Copy only this: the line containing "Reproduce this diagram with TikZ.", the line containing "(0,0) rectangle (3178,940);", and every line between them, exactly as written.

**Extracted entries**:
────────────────────────────────────────

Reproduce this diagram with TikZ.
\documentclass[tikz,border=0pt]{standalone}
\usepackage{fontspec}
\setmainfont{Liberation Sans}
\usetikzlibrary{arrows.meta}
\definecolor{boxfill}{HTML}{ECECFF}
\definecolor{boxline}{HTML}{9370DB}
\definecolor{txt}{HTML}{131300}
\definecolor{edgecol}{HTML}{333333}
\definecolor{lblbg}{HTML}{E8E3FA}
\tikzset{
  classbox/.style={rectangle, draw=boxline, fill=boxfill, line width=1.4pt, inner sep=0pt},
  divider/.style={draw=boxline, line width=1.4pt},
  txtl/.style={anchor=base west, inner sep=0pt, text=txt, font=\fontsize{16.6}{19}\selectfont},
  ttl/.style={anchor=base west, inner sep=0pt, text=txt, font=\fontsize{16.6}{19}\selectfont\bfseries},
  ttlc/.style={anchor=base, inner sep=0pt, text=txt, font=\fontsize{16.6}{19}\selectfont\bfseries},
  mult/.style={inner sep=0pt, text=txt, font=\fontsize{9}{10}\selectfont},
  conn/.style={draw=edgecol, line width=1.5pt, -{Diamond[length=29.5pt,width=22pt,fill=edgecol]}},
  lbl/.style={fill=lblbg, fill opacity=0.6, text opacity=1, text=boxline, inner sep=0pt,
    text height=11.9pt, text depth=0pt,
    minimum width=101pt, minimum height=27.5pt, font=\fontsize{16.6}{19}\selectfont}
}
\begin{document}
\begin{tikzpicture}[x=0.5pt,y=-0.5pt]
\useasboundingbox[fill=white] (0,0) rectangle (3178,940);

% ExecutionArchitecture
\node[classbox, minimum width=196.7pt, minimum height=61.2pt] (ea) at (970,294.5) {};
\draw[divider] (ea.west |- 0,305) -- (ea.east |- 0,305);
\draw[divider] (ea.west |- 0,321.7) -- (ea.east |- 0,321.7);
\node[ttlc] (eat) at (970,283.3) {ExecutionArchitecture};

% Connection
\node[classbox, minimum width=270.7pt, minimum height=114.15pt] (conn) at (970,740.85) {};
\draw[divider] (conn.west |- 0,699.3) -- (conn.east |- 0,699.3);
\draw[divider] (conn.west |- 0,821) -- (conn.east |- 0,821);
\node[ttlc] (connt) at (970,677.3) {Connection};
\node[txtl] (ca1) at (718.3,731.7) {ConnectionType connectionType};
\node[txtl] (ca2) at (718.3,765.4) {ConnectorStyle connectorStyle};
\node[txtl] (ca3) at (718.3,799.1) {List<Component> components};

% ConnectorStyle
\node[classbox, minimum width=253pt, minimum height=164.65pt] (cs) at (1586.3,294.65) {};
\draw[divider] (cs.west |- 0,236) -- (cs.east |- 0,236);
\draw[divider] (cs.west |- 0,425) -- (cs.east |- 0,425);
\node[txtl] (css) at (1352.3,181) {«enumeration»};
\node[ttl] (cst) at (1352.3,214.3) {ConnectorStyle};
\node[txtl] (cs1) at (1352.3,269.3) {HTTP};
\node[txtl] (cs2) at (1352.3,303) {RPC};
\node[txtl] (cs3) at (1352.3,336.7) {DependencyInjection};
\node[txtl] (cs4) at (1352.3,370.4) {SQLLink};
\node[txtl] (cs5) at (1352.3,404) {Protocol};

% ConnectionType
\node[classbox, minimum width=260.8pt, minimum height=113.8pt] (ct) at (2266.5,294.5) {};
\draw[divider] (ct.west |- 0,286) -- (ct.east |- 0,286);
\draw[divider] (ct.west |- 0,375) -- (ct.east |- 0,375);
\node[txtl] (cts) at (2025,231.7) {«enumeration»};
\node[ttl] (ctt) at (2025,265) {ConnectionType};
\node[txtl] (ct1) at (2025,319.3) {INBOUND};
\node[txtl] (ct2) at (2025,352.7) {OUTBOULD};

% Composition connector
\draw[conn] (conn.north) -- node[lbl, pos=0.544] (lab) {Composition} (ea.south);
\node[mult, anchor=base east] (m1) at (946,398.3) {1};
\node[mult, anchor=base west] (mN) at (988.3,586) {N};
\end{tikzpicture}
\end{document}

────────────────────────────────────────

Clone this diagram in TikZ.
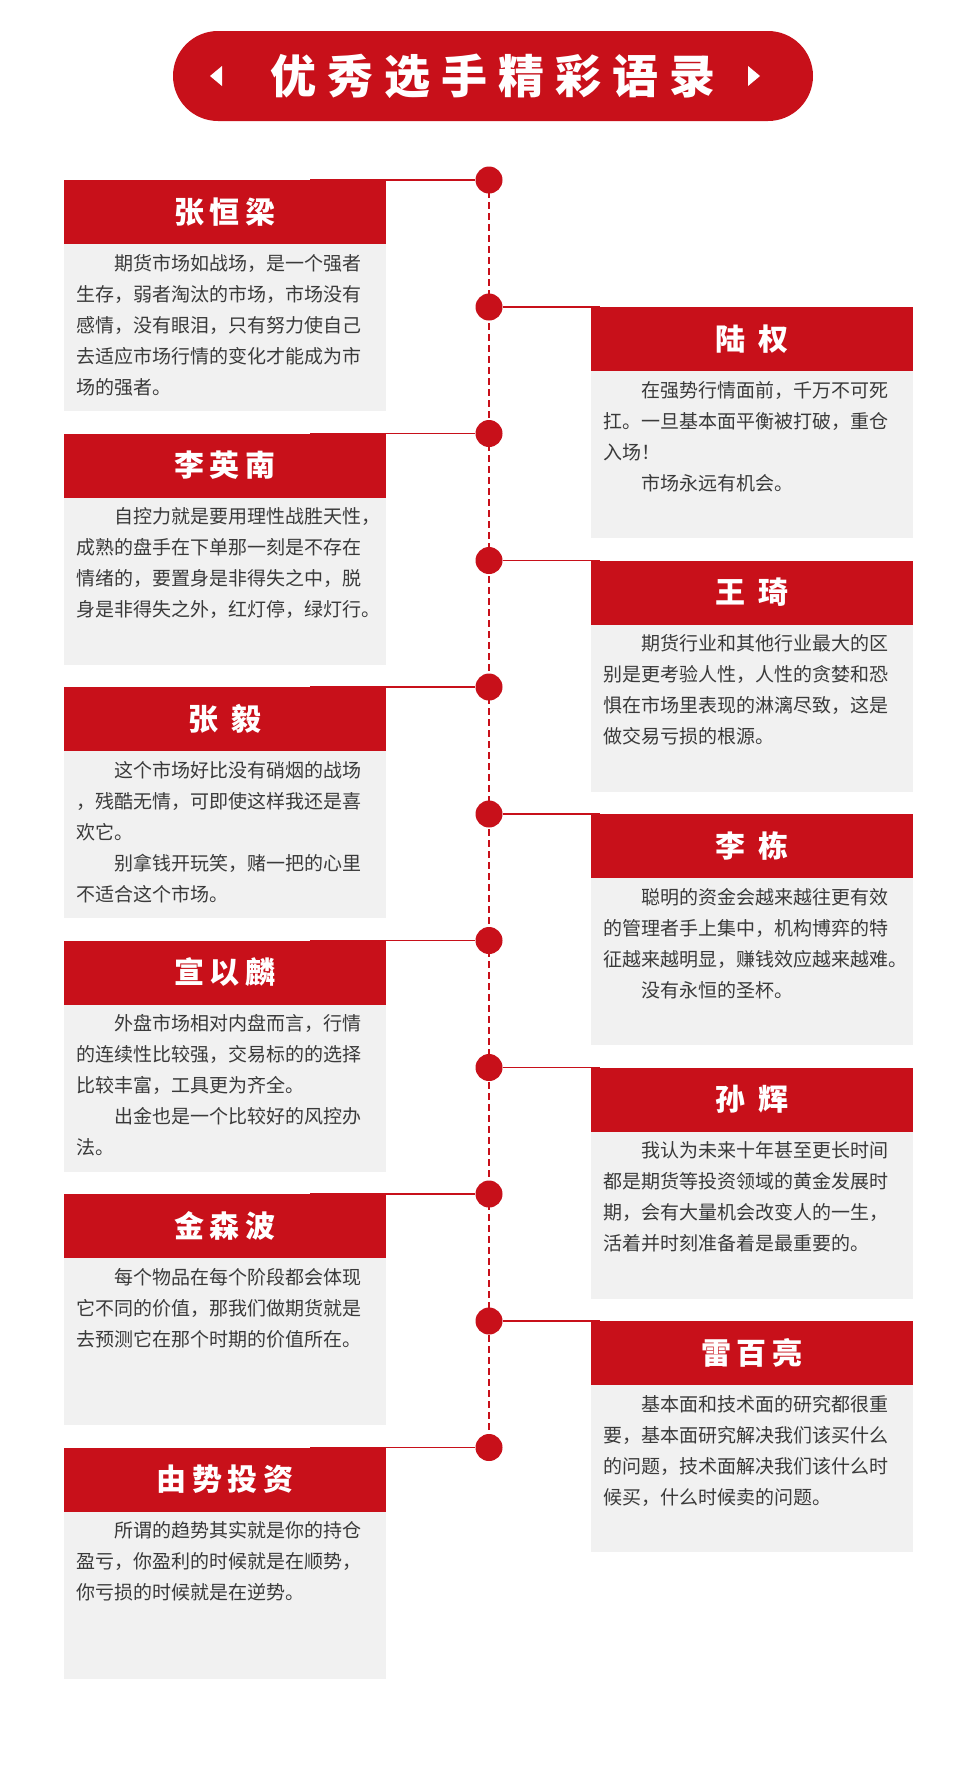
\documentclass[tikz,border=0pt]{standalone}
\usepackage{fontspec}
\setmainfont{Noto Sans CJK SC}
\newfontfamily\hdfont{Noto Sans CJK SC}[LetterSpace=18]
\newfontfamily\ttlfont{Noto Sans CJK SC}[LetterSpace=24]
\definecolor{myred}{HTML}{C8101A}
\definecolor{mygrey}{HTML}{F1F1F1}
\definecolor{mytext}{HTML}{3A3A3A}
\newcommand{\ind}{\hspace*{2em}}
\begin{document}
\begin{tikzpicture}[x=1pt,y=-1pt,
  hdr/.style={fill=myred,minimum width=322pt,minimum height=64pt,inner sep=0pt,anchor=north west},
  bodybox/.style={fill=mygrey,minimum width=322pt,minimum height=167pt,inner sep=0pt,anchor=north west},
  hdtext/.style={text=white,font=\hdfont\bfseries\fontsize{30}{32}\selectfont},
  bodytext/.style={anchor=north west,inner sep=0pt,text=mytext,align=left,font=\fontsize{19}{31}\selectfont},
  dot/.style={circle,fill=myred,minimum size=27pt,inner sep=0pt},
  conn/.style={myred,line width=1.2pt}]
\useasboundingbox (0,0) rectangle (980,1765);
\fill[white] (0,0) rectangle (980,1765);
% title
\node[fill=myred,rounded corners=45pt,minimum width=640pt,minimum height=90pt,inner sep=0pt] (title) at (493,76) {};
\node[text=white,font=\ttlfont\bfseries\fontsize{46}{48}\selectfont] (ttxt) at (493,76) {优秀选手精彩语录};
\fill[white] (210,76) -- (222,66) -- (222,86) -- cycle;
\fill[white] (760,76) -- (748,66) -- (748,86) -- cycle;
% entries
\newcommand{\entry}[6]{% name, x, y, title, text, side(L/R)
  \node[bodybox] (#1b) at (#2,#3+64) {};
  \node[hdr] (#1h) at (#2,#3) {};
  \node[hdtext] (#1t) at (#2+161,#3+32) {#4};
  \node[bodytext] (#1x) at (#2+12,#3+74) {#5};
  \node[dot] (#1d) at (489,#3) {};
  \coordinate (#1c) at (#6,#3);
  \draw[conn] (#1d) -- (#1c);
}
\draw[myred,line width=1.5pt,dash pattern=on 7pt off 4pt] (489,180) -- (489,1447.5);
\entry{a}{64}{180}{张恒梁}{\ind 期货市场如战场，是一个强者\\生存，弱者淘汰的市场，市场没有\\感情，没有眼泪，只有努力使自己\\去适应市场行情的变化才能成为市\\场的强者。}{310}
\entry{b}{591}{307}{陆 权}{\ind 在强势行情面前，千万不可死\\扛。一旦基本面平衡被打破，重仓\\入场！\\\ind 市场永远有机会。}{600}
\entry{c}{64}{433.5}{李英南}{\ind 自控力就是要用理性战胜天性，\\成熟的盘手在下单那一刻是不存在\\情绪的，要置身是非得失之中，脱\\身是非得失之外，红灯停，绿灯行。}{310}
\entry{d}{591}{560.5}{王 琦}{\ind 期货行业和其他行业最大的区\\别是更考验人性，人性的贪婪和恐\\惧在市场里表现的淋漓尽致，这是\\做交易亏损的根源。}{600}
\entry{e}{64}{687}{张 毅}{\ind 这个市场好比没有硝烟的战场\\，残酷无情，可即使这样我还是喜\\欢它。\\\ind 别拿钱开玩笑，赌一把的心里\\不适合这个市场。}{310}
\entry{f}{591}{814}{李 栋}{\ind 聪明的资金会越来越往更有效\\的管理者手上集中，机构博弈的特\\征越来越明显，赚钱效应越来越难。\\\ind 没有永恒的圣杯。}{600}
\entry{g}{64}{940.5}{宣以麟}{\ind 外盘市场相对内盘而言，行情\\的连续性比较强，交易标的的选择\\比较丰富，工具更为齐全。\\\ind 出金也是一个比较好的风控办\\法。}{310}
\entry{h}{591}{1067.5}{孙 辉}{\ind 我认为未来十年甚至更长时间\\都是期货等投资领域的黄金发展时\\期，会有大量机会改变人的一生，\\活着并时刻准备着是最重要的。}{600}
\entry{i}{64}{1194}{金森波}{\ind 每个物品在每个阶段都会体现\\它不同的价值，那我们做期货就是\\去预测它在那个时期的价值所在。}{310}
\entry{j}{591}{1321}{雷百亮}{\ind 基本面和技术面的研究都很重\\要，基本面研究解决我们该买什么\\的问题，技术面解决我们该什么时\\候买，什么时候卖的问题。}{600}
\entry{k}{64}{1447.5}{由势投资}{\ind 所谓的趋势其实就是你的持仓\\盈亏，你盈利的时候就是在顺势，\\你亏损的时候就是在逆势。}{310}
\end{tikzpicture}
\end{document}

────────────────────────────────────────

**Answer**:
Reproduce this diagram with TikZ.
\documentclass[tikz,border=0pt]{standalone}
\usepackage{fontspec}
\setmainfont{Liberation Sans}
\usetikzlibrary{arrows.meta}
\definecolor{boxfill}{HTML}{ECECFF}
\definecolor{boxline}{HTML}{9370DB}
\definecolor{txt}{HTML}{131300}
\definecolor{edgecol}{HTML}{333333}
\definecolor{lblbg}{HTML}{E8E3FA}
\tikzset{
  classbox/.style={rectangle, draw=boxline, fill=boxfill, line width=1.4pt, inner sep=0pt},
  divider/.style={draw=boxline, line width=1.4pt},
  txtl/.style={anchor=base west, inner sep=0pt, text=txt, font=\fontsize{16.6}{19}\selectfont},
  ttl/.style={anchor=base west, inner sep=0pt, text=txt, font=\fontsize{16.6}{19}\selectfont\bfseries},
  ttlc/.style={anchor=base, inner sep=0pt, text=txt, font=\fontsize{16.6}{19}\selectfont\bfseries},
  mult/.style={inner sep=0pt, text=txt, font=\fontsize{9}{10}\selectfont},
  conn/.style={draw=edgecol, line width=1.5pt, -{Diamond[length=29.5pt,width=22pt,fill=edgecol]}},
  lbl/.style={fill=lblbg, fill opacity=0.6, text opacity=1, text=boxline, inner sep=0pt,
    text height=11.9pt, text depth=0pt,
    minimum width=101pt, minimum height=27.5pt, font=\fontsize{16.6}{19}\selectfont}
}
\begin{document}
\begin{tikzpicture}[x=0.5pt,y=-0.5pt]
\useasboundingbox[fill=white] (0,0) rectangle (3178,940);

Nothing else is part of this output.